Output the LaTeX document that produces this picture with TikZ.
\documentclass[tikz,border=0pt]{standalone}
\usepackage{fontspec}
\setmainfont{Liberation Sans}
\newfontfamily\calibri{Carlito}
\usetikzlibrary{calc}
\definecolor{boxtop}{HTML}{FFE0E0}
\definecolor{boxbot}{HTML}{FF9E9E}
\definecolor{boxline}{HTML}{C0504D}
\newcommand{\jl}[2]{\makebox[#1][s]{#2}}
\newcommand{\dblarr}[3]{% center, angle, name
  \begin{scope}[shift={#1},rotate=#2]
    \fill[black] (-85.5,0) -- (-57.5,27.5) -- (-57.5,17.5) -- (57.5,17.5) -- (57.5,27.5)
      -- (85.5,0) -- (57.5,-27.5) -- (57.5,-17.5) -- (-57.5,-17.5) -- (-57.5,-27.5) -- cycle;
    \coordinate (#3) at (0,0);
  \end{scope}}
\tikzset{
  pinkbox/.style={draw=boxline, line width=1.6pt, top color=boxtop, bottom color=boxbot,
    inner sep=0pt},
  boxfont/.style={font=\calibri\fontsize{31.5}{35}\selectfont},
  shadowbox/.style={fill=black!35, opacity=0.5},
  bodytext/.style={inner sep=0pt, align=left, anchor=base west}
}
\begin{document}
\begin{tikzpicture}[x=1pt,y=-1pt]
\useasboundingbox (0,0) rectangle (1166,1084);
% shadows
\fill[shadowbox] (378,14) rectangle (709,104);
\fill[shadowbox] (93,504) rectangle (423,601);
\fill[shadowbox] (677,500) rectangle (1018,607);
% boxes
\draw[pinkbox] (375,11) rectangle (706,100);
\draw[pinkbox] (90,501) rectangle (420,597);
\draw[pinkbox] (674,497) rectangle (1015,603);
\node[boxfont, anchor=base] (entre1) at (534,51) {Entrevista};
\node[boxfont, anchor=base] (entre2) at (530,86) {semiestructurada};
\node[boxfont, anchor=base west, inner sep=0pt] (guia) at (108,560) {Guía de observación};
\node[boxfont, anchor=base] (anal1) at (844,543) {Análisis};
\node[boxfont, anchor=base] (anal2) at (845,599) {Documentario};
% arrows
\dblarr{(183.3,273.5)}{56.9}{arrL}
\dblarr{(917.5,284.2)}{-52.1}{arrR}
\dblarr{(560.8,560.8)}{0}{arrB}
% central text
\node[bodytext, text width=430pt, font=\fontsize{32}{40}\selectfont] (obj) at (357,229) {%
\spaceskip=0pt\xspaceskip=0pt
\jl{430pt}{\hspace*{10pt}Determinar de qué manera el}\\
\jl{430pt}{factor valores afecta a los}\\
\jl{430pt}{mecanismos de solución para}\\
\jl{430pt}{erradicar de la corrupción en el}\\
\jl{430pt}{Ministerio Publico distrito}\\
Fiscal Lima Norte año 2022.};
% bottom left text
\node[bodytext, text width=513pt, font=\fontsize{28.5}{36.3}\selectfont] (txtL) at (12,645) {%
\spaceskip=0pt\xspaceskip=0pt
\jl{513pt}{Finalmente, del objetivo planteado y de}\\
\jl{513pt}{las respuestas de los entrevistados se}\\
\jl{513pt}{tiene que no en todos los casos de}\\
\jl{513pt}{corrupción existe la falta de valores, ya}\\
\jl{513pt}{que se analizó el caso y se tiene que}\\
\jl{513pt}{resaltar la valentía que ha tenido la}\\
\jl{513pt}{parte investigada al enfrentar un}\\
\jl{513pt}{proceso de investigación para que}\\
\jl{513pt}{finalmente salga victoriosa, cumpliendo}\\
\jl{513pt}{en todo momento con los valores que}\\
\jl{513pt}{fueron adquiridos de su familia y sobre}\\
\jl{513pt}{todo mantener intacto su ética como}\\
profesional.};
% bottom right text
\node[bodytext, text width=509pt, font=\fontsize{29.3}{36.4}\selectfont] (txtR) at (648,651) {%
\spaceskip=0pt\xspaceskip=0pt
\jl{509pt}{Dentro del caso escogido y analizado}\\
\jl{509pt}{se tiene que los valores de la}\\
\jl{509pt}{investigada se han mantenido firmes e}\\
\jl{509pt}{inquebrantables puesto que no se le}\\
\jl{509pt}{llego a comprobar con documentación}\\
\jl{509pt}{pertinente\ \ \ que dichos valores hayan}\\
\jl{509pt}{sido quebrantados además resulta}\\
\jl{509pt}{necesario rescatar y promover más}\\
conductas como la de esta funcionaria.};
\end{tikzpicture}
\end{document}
-----
YOUR INSTRUCTIONS: Copy all of the data exactly.

WRITTEN ANSWER:
Output the LaTeX document that produces this picture with TikZ.
\documentclass[tikz,border=0pt]{standalone}
\usepackage{fontspec}
\setmainfont{Liberation Sans}
\newfontfamily\calibri{Carlito}
\usetikzlibrary{calc}
\definecolor{boxtop}{HTML}{FFE0E0}
\definecolor{boxbot}{HTML}{FF9E9E}
\definecolor{boxline}{HTML}{C0504D}
\newcommand{\jl}[2]{\makebox[#1][s]{#2}}
\newcommand{\dblarr}[3]{% center, angle, name
  \begin{scope}[shift={#1},rotate=#2]
    \fill[black] (-85.5,0) -- (-57.5,27.5) -- (-57.5,17.5) -- (57.5,17.5) -- (57.5,27.5)
      -- (85.5,0) -- (57.5,-27.5) -- (57.5,-17.5) -- (-57.5,-17.5) -- (-57.5,-27.5) -- cycle;
    \coordinate (#3) at (0,0);
  \end{scope}}
\tikzset{
  pinkbox/.style={draw=boxline, line width=1.6pt, top color=boxtop, bottom color=boxbot,
    inner sep=0pt},
  boxfont/.style={font=\calibri\fontsize{31.5}{35}\selectfont},
  shadowbox/.style={fill=black!35, opacity=0.5},
  bodytext/.style={inner sep=0pt, align=left, anchor=base west}
}
\begin{document}
\begin{tikzpicture}[x=1pt,y=-1pt]
\useasboundingbox (0,0) rectangle (1166,1084);
% shadows
\fill[shadowbox] (378,14) rectangle (709,104);
\fill[shadowbox] (93,504) rectangle (423,601);
\fill[shadowbox] (677,500) rectangle (1018,607);
% boxes
\draw[pinkbox] (375,11) rectangle (706,100);
\draw[pinkbox] (90,501) rectangle (420,597);
\draw[pinkbox] (674,497) rectangle (1015,603);
\node[boxfont, anchor=base] (entre1) at (534,51) {Entrevista};
\node[boxfont, anchor=base] (entre2) at (530,86) {semiestructurada};
\node[boxfont, anchor=base west, inner sep=0pt] (guia) at (108,560) {Guía de observación};
\node[boxfont, anchor=base] (anal1) at (844,543) {Análisis};
\node[boxfont, anchor=base] (anal2) at (845,599) {Documentario};
% arrows
\dblarr{(183.3,273.5)}{56.9}{arrL}
\dblarr{(917.5,284.2)}{-52.1}{arrR}
\dblarr{(560.8,560.8)}{0}{arrB}
% central text
\node[bodytext, text width=430pt, font=\fontsize{32}{40}\selectfont] (obj) at (357,229) {%
\spaceskip=0pt\xspaceskip=0pt
\jl{430pt}{\hspace*{10pt}Determinar de qué manera el}\\
\jl{430pt}{factor valores afecta a los}\\
\jl{430pt}{mecanismos de solución para}\\
\jl{430pt}{erradicar de la corrupción en el}\\
\jl{430pt}{Ministerio Publico distrito}\\
Fiscal Lima Norte año 2022.};
% bottom left text
\node[bodytext, text width=513pt, font=\fontsize{28.5}{36.3}\selectfont] (txtL) at (12,645) {%
\spaceskip=0pt\xspaceskip=0pt
\jl{513pt}{Finalmente, del objetivo planteado y de}\\
\jl{513pt}{las respuestas de los entrevistados se}\\
\jl{513pt}{tiene que no en todos los casos de}\\
\jl{513pt}{corrupción existe la falta de valores, ya}\\
\jl{513pt}{que se analizó el caso y se tiene que}\\
\jl{513pt}{resaltar la valentía que ha tenido la}\\
\jl{513pt}{parte investigada al enfrentar un}\\
\jl{513pt}{proceso de investigación para que}\\
\jl{513pt}{finalmente salga victoriosa, cumpliendo}\\
\jl{513pt}{en todo momento con los valores que}\\
\jl{513pt}{fueron adquiridos de su familia y sobre}\\
\jl{513pt}{todo mantener intacto su ética como}\\
profesional.};
% bottom right text
\node[bodytext, text width=509pt, font=\fontsize{29.3}{36.4}\selectfont] (txtR) at (648,651) {%
\spaceskip=0pt\xspaceskip=0pt
\jl{509pt}{Dentro del caso escogido y analizado}\\
\jl{509pt}{se tiene que los valores de la}\\
\jl{509pt}{investigada se han mantenido firmes e}\\
\jl{509pt}{inquebrantables puesto que no se le}\\
\jl{509pt}{llego a comprobar con documentación}\\
\jl{509pt}{pertinente\ \ \ que dichos valores hayan}\\
\jl{509pt}{sido quebrantados además resulta}\\
\jl{509pt}{necesario rescatar y promover más}\\
conductas como la de esta funcionaria.};
\end{tikzpicture}
\end{document}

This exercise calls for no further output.